In somewhat of a surprise, the Senate brought back the topic of immigration reform resurrecting the bipartisan immigration bill that died in February and once again this May. The bill called for increased enforcement at the border to arrest people who do not come in through established border crossings or as often derisively referred to as illegal immigration. Highlighted features include the ability of the president to declare a halt to nearly all immigration across the border if volumes reach a certain level and increased resources to pay for border enforcement.
To have this bill resurrected at the end of Asian American Native Hawaiian Pacific Islander Heritage Month for me is especially odious.
One of the first most egregious sleights against our Asian American community was the Chinese Exclusion Act, which expressly prohibited Chinese immigration from its passage in 1882 until its repeal in 1943 and effectively limited Chinese immigration until passage of the 1952 Immigration and Naturalization Act.
But there remained loopholes, or what would be called illegal immigration, which my own family exploited when my grandfather came to the United States as a paper son. He went on to serve during World War II under his assumed identity as Ching S. Look and later opened a restaurant under the same alias, Look Chop Suey. Yet, he was always Grandpa Moy to me.
In 1965, the Immigration and Nationality Act further opened the doors wider to immigration such that my father came from Japan, bachelor’s degree and a few years of work experience in hand, a very different experience from my grandfather and also what might be considered the right way. That same legislation that opened the doors to educated and professional immigrants also opened the United States to refugees, or asylum seekers, a group we hear so much about today and one that we are trying to reduce from entering in all the proposed policies coming out.
Even worse, there is a growing narrative of a new wave of Chinese immigration coming through the southern border. The House Committee on Homeland Security even held a hearing earlier this month entitled “Security Risk: The Unprecedented Surge in Chinese Illegal Immigration,” again with the irony of being during AANHPI Heritage Month.
We have already seen some policy results with the passage of a new Alien Land Law in Florida, just a few years after it had repealed the previous one from over a century ago.
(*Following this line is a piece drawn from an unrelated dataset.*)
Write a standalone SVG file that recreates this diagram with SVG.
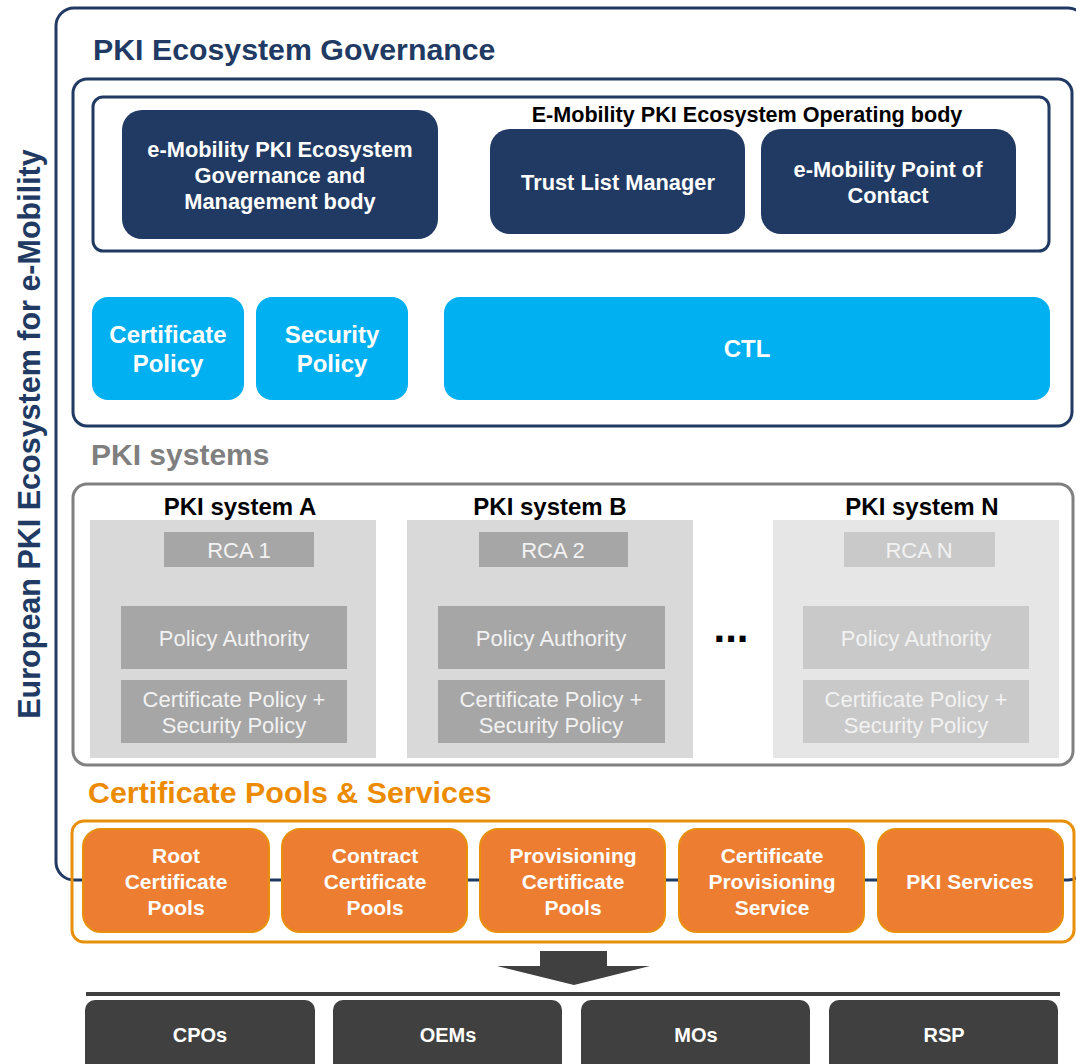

To date, 32 states and the United States Congress are considering over 150 different pieces of legislation that would restrict land ownership by foreign nationals from targeted countries.
The impact of these policies is to kneecap the ability of immigrants to thrive upon arrival to this country. My grandparents were relegated to a lifetime in heavy labor, first working in factories and later operating the restaurant until they could no longer. Land ownership was the one thing that offered them and others an opportunity to build wealth.
As a child, I recall walking down the block from the restaurant, often hearing the other store owners greeting my grandparents, not realizing until much later that part of why they seemed to be so “popular” was that they were also the landlords for many of those shop owners.
In many ways, as difficult a life as my grandparents lived, they also lived the American dream. All their children went on to top schools and opportunities that didn’t require them to work in laborious jobs.
At the beginning of May, President Joe Biden spoke at a fundraising event for his re-election campaign where he reportedly lauded our country’s immigration policies, particularly in comparison to Japan, which admittedly has a very restrictive policy. Unfortunately, rather than seeking to remain an ideal that might be able to criticize other restrictive nations, we are moving dangerously toward the Japanese model, rather than living up to the ideals of the Statue of Liberty.
It is becoming all too clear that we are no longer welcoming to the tired, poor nor the huddled masses.
David Inoue is executive director of the JACL. He is based in the organization’s Washington, D.C., office.